Manage for destination travel success: Juneau's main focus would be developing independent, package and group travel. The goal would be to grow volume, develop appropriate businesses and manage negative impacts. The community would neither encourage nor discourage cruise tourism growth, but would respond to social and environmental issues as they arise.

Manage for cruise travel success: Juneau would grow cruise tourism revenue, develop appropriate businesses and manage impacts to the community and the environment. Destination travel would be left to develop at historical levels.

Manage for destination and cruise travel success: Juneau actively would manage social and environmental impacts and maximize benefits of destination and cruise tourism.

Freeze cruise travel volume and manage for destination travel success.

Under the status quo scenario, the issue of flightseeing noise would be addressed reactively as it has in the past. In the other four scenarios flightseeing would be addressed proactively, Harvey said.

"By 'addressed proactively' we're not saying somebody will do something to somebody," he said. "We're saying that business, the community and community leaders get together to solve the problem. It's not specific, but the assumption is that it would be done by partnership."

The planners define destination travel as visitors who go to a specific area to experience the offerings at that location.
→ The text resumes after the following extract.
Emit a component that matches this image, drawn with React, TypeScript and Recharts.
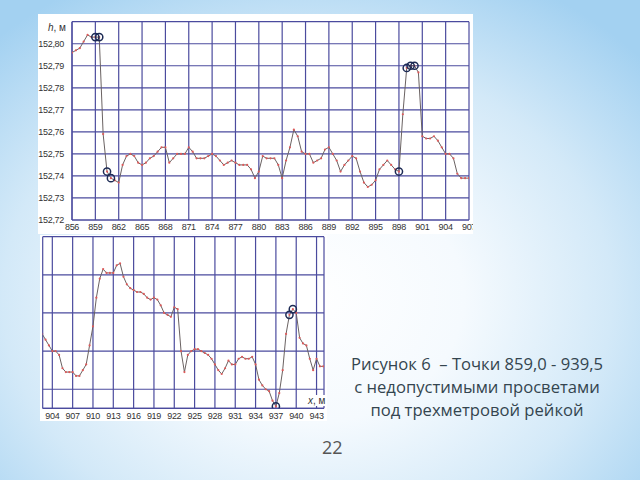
import { LineChart, Line, XAxis, YAxis, CartesianGrid } from 'recharts';

// profile stations, m (0.5 m step) and heights, m
const topStations = [
  856, 856.5, 857, 857.5, 858, 858.5, 859, 859.5, 860, 860.5,
  861, 861.5, 862, 862.5, 863, 863.5, 864, 864.5, 865, 865.5,
  866, 866.5, 867, 867.5, 868, 868.5, 869, 869.5, 870, 870.5,
  871, 871.5, 872, 872.5, 873, 873.5, 874, 874.5, 875, 875.5,
  876, 876.5, 877, 877.5, 878, 878.5, 879, 879.5, 880, 880.5,
  881, 881.5, 882, 882.5, 883, 883.5, 884, 884.5, 885, 885.5,
  886, 886.5, 887, 887.5, 888, 888.5, 889, 889.5, 890, 890.5,
  891, 891.5, 892, 892.5, 893, 893.5, 894, 894.5, 895, 895.5,
  896, 896.5, 897, 897.5, 898, 898.5, 899, 899.5, 900, 900.5,
  901, 901.5, 902, 902.5, 903, 903.5, 904, 904.5, 905, 905.5,
  906, 906.5, 907,
];
const topHeights = [
  152.796, 152.797, 152.798, 152.801, 152.804, 152.803, 152.803, 152.803, 152.759, 152.742,
  152.739, 152.738, 152.737, 152.745, 152.749, 152.75, 152.749, 152.746, 152.745, 152.746,
  152.748, 152.749, 152.751, 152.753, 152.753, 152.746, 152.748, 152.75, 152.75, 152.75,
  152.753, 152.751, 152.748, 152.748, 152.748, 152.749, 152.75, 152.749, 152.747, 152.745,
  152.746, 152.747, 152.746, 152.745, 152.745, 152.745, 152.743, 152.739, 152.742, 152.749,
  152.748, 152.748, 152.748, 152.745, 152.739, 152.747, 152.753, 152.761, 152.758, 152.751,
  152.75, 152.75, 152.746, 152.747, 152.748, 152.752, 152.753, 152.75, 152.747, 152.742,
  152.745, 152.747, 152.749, 152.748, 152.742, 152.737, 152.735, 152.736, 152.738, 152.743,
  152.745, 152.747, 152.745, 152.743, 152.742, 152.768, 152.789, 152.79, 152.79, 152.787,
  152.758, 152.757, 152.757, 152.758, 152.756, 152.753, 152.75, 152.75, 152.748, 152.741,
  152.739, 152.739, 152.739,
];
const topMarked = [859, 859.5, 860.5, 861, 898, 899, 899.5, 900];

const bottomStations = [
  902.5, 903, 903.5, 904, 904.5, 905, 905.5, 906, 906.5, 907,
  907.5, 908, 908.5, 909, 909.5, 910, 910.5, 911, 911.5, 912,
  912.5, 913, 913.5, 914, 914.5, 915, 915.5, 916, 916.5, 917,
  917.5, 918, 918.5, 919, 919.5, 920, 920.5, 921, 921.5, 922,
  922.5, 923, 923.5, 924, 924.5, 925, 925.5, 926, 926.5, 927,
  927.5, 928, 928.5, 929, 929.5, 930, 930.5, 931, 931.5, 932,
  932.5, 933, 933.5, 934, 934.5, 935, 935.5, 936, 936.5, 937,
  937.5, 938, 938.5, 939, 939.5, 940, 940.5, 941, 941.5, 942,
  942.5, 943, 943.5, 944,
];
const bottomHeights = [
  152.759, 152.756, 152.753, 152.75, 152.75, 152.748, 152.741, 152.739, 152.739, 152.739,
  152.737, 152.737, 152.74, 152.743, 152.753, 152.763, 152.778, 152.788, 152.793, 152.791,
  152.791, 152.791, 152.795, 152.796, 152.789, 152.785, 152.783, 152.782, 152.781, 152.781,
  152.78, 152.778, 152.777, 152.778, 152.777, 152.774, 152.77, 152.769, 152.768, 152.773,
  152.772, 152.75, 152.739, 152.748, 152.75, 152.751, 152.751, 152.75, 152.749, 152.748,
  152.746, 152.743, 152.74, 152.738, 152.741, 152.745, 152.743, 152.743, 152.746, 152.747,
  152.746, 152.746, 152.747, 152.743, 152.735, 152.732, 152.73, 152.729, 152.724, 152.721,
  152.728, 152.74, 152.759, 152.769, 152.772, 152.77, 152.757, 152.754, 152.753, 152.746,
  152.74, 152.746, 152.742, 152.742,
];
const bottomMarked = [937, 939, 939.5];

const topTicks = [856, 859, 862, 865, 868, 871, 874, 877, 880, 883, 886, 889, 892, 895, 898, 901, 904, 907];
const bottomTicks = [904, 907, 910, 913, 916, 919, 922, 925, 928, 931, 934, 937, 940, 943];
const heightTicks = [152.72, 152.73, 152.74, 152.75, 152.76, 152.77, 152.78, 152.79, 152.8, 152.81];

const gridColor = '#4b4b9e';
const tickFont = {
  fontSize: 9,
  fill: '#333',
  fontFamily: '"Liberation Sans", sans-serif',
  letterSpacing: -0.3,
};

function buildRows(stations: number[], heights: number[], marked: number[]) {
  return stations.map((x, i) => ({
    x,
    h: heights[i],
    m: marked.includes(x) ? heights[i] : null,
  }));
}

const topRows = buildRows(topStations, topHeights, topMarked);
const bottomRows = buildRows(bottomStations, bottomHeights, bottomMarked);

const fmtH = (v: number) => (v > 152.805 ? '' : v.toFixed(2).replace('.', ','));

export default function App() {
  const lineProps = {
    type: 'linear' as const,
    stroke: '#6a6262',
    strokeWidth: 1,
    dot: { r: 1.1, fill: '#dd5a5a', stroke: 'none' },
    isAnimationActive: false,
  };
  const markProps = {
    type: 'linear' as const,
    stroke: 'none',
    dot: { r: 3.6, fill: 'none', stroke: '#1d2b55', strokeWidth: 1.5 },
    connectNulls: false,
    isAnimationActive: false,
  };

  return (
    <div
      style={{
        position: 'absolute',
        left: 0,
        top: 0,
        width: 640,
        height: 480,
        overflow: 'hidden',
        background:
          'radial-gradient(ellipse 70% 75% at 48% 62%, #ffffff 0%, #f5fafe 35%, #d3e9f8 68%, #a3d1f1 100%)',
      }}
    >
      <div style={{ position: 'absolute', left: 38, top: 14, width: 435, height: 220, background: '#fff', overflow: 'hidden' }}>
        <LineChart width={435} height={220} data={topRows} margin={{ top: 7.7, right: 4, bottom: 1, left: 0 }}>
          <CartesianGrid stroke={gridColor} strokeWidth={1.2} />
          <XAxis
            dataKey="x"
            type="number"
            domain={[856, 907]}
            ticks={topTicks}
            interval={0}
            height={13}
            tickLine={false}
            axisLine={{ stroke: gridColor, strokeWidth: 1.2 }}
            tickMargin={-2}
            tick={tickFont}
            allowDataOverflow
          />
          <YAxis
            type="number"
            domain={[152.72, 152.81]}
            ticks={heightTicks}
            interval={0}
            width={34}
            tickLine={false}
            axisLine={{ stroke: gridColor, strokeWidth: 1.2 }}
            tickMargin={2}
            tick={tickFont}
            tickFormatter={fmtH}
            allowDataOverflow
          />
          <Line dataKey="h" {...lineProps} />
          <Line dataKey="m" {...markProps} />
        </LineChart>
        <div style={{ position: 'absolute', left: 10, top: 8, fontSize: 10, color: '#333', fontFamily: tickFont.fontFamily }}>
          <i>h</i>, м
        </div>
      </div>

      <div style={{ position: 'absolute', left: 40, top: 235, width: 287, height: 186, background: '#fff', overflow: 'hidden' }}>
        <LineChart width={287} height={187} data={bottomRows} margin={{ top: 1.7, right: 3, bottom: 4, left: 2.7 }}>
          <CartesianGrid stroke={gridColor} strokeWidth={1.2} />
          <XAxis
            dataKey="x"
            type="number"
            domain={[902.58, 944.1]}
            ticks={bottomTicks}
            interval={0}
            height={9.7}
            tickLine={false}
            axisLine={{ stroke: gridColor, strokeWidth: 1.2 }}
            tickMargin={-2}
            tick={tickFont}
            allowDataOverflow
          />
          <YAxis type="number" domain={[152.72, 152.81]} ticks={heightTicks} hide allowDataOverflow />
          <Line dataKey="h" {...lineProps} />
          <Line dataKey="m" {...markProps} />
        </LineChart>
        <div
          style={{
            position: 'absolute',
            left: 267,
            top: 160,
            fontSize: 10,
            color: '#333',
            background: '#fff',
            padding: '0 1px',
            fontFamily: tickFont.fontFamily,
          }}
        >
          <i>x</i>, м
        </div>
      </div>

      <div
        style={{
          position: 'absolute',
          left: 327,
          top: 352,
          width: 300,
          textAlign: 'center',
          fontSize: 16.6,
          lineHeight: '23px',
          color: '#34454f',
          fontFamily: '"Open Sans", sans-serif',
          whiteSpace: 'pre',
        }}
      >
        {'Рисунок 6  – Точки 859,0 - 939,5\nс недопустимыми просветами\nпод трехметровой рейкой'}
      </div>

      <div
        style={{
          position: 'absolute',
          left: 322,
          top: 435,
          fontSize: 18,
          color: '#555',
          fontFamily: '"Open Sans", sans-serif',
        }}
      >
        22
      </div>
    </div>
  );
}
Destination travelers tend to know more about a region before arrival, stay longer and spend more than cruise travelers.

Harvey said three Internet tourism polls and a round of community interviews have shown that people are concerned about the negative impacts of tourism, but don't want to do away with the industry or economic benefits it brings.

While 79 percent of poll respondents said the city should manage tourism, 58 percent said the number of visitors should be managed. Safeguarding air and water quality consistently got high marks. So did destination travel, with 93 percent of poll respondents saying they supported an increase, according to the Web polls.

Planners haven't written the questions for the fourth and fifth tourism polls. Harvey said he'd like to clarify responses regarding cruise growth and how it is handled.

"We'd like to spend more time on those questions that cover how we go about it, rather than what direction should we head," he said.

Wednesday's meeting is at 7 p.m. at Centennial Hall Ballroom 2. More information about the long-range tourism plan and Internet polls are available at www.cbjtourism.com and www.juneauempire.com/tourism. The fourth tourism Web poll is scheduled Jan. 5 to Jan. 10.